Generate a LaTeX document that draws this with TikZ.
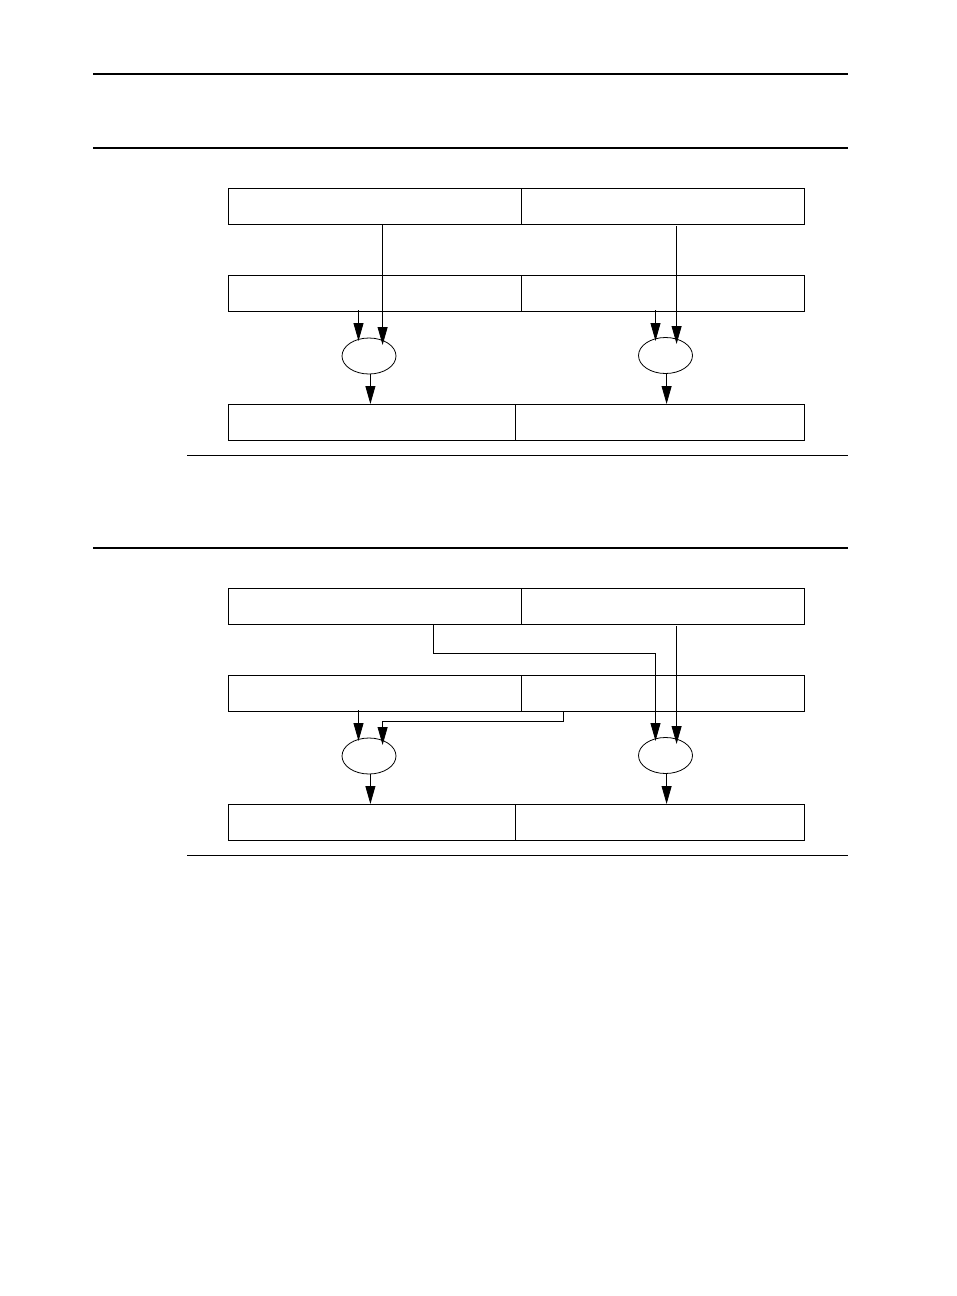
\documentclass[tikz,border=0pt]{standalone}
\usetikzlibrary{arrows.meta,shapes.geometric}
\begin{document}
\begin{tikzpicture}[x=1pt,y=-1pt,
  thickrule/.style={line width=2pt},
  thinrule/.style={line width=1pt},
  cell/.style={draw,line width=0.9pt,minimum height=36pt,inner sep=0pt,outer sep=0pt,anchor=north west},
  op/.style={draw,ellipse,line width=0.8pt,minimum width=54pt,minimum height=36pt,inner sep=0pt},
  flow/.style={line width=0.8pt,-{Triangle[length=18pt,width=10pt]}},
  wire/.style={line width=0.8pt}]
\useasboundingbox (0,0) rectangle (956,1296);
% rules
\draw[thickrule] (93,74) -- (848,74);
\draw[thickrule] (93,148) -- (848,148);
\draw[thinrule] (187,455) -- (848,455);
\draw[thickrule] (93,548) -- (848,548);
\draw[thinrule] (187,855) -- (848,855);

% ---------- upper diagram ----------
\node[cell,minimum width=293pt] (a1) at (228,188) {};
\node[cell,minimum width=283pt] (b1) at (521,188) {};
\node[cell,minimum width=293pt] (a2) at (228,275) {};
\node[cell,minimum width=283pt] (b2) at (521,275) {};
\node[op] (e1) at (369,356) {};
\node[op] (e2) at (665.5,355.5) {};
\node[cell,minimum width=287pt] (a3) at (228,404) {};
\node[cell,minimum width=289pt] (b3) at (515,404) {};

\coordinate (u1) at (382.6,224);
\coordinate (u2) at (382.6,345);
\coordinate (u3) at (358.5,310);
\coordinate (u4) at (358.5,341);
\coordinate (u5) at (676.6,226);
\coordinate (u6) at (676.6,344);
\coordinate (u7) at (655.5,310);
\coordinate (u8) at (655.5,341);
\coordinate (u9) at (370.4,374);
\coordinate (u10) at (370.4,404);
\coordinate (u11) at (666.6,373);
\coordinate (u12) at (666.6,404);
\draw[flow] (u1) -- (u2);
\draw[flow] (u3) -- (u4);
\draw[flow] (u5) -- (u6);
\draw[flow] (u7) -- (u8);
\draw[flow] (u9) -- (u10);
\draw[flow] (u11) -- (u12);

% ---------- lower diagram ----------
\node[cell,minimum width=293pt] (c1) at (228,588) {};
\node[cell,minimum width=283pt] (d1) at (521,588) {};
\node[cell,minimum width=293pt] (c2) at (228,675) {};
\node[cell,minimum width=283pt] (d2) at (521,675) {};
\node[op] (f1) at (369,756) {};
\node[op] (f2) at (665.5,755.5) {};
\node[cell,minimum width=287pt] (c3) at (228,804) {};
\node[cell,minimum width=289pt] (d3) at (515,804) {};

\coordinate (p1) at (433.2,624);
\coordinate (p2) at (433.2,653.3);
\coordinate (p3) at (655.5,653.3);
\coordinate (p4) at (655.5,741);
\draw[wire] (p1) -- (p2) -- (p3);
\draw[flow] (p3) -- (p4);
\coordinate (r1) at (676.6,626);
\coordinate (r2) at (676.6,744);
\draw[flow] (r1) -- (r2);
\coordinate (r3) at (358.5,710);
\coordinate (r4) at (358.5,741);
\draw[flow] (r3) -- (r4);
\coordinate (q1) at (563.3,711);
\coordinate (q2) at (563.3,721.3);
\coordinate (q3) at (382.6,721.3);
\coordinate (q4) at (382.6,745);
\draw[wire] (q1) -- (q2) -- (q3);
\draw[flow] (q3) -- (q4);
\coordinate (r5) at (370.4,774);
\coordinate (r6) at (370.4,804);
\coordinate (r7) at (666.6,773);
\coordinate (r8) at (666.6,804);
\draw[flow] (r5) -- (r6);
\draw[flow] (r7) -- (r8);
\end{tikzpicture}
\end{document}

• [Stated problem]: Set the pictures aside and transcribe the data above exactly.

• [Result of this task]:
Generate a LaTeX document that draws this with TikZ.
\documentclass[tikz,border=0pt]{standalone}
\usetikzlibrary{arrows.meta,shapes.geometric}
\begin{document}
\begin{tikzpicture}[x=1pt,y=-1pt,
  thickrule/.style={line width=2pt},
  thinrule/.style={line width=1pt},
  cell/.style={draw,line width=0.9pt,minimum height=36pt,inner sep=0pt,outer sep=0pt,anchor=north west},
  op/.style={draw,ellipse,line width=0.8pt,minimum width=54pt,minimum height=36pt,inner sep=0pt},
  flow/.style={line width=0.8pt,-{Triangle[length=18pt,width=10pt]}},
  wire/.style={line width=0.8pt}]
\useasboundingbox (0,0) rectangle (956,1296);
% rules
\draw[thickrule] (93,74) -- (848,74);
\draw[thickrule] (93,148) -- (848,148);
\draw[thinrule] (187,455) -- (848,455);
\draw[thickrule] (93,548) -- (848,548);
\draw[thinrule] (187,855) -- (848,855);

% ---------- upper diagram ----------
\node[cell,minimum width=293pt] (a1) at (228,188) {};
\node[cell,minimum width=283pt] (b1) at (521,188) {};
\node[cell,minimum width=293pt] (a2) at (228,275) {};
\node[cell,minimum width=283pt] (b2) at (521,275) {};
\node[op] (e1) at (369,356) {};
\node[op] (e2) at (665.5,355.5) {};
\node[cell,minimum width=287pt] (a3) at (228,404) {};
\node[cell,minimum width=289pt] (b3) at (515,404) {};

\coordinate (u1) at (382.6,224);
\coordinate (u2) at (382.6,345);
\coordinate (u3) at (358.5,310);
\coordinate (u4) at (358.5,341);
\coordinate (u5) at (676.6,226);
\coordinate (u6) at (676.6,344);
\coordinate (u7) at (655.5,310);
\coordinate (u8) at (655.5,341);
\coordinate (u9) at (370.4,374);
\coordinate (u10) at (370.4,404);
\coordinate (u11) at (666.6,373);
\coordinate (u12) at (666.6,404);
\draw[flow] (u1) -- (u2);
\draw[flow] (u3) -- (u4);
\draw[flow] (u5) -- (u6);
\draw[flow] (u7) -- (u8);
\draw[flow] (u9) -- (u10);
\draw[flow] (u11) -- (u12);

% ---------- lower diagram ----------
\node[cell,minimum width=293pt] (c1) at (228,588) {};
\node[cell,minimum width=283pt] (d1) at (521,588) {};
\node[cell,minimum width=293pt] (c2) at (228,675) {};
\node[cell,minimum width=283pt] (d2) at (521,675) {};
\node[op] (f1) at (369,756) {};
\node[op] (f2) at (665.5,755.5) {};
\node[cell,minimum width=287pt] (c3) at (228,804) {};
\node[cell,minimum width=289pt] (d3) at (515,804) {};

\coordinate (p1) at (433.2,624);
\coordinate (p2) at (433.2,653.3);
\coordinate (p3) at (655.5,653.3);
\coordinate (p4) at (655.5,741);
\draw[wire] (p1) -- (p2) -- (p3);
\draw[flow] (p3) -- (p4);
\coordinate (r1) at (676.6,626);
\coordinate (r2) at (676.6,744);
\draw[flow] (r1) -- (r2);
\coordinate (r3) at (358.5,710);
\coordinate (r4) at (358.5,741);
\draw[flow] (r3) -- (r4);
\coordinate (q1) at (563.3,711);
\coordinate (q2) at (563.3,721.3);
\coordinate (q3) at (382.6,721.3);
\coordinate (q4) at (382.6,745);
\draw[wire] (q1) -- (q2) -- (q3);
\draw[flow] (q3) -- (q4);
\coordinate (r5) at (370.4,774);
\coordinate (r6) at (370.4,804);
\coordinate (r7) at (666.6,773);
\coordinate (r8) at (666.6,804);
\draw[flow] (r5) -- (r6);
\draw[flow] (r7) -- (r8);
\end{tikzpicture}
\end{document}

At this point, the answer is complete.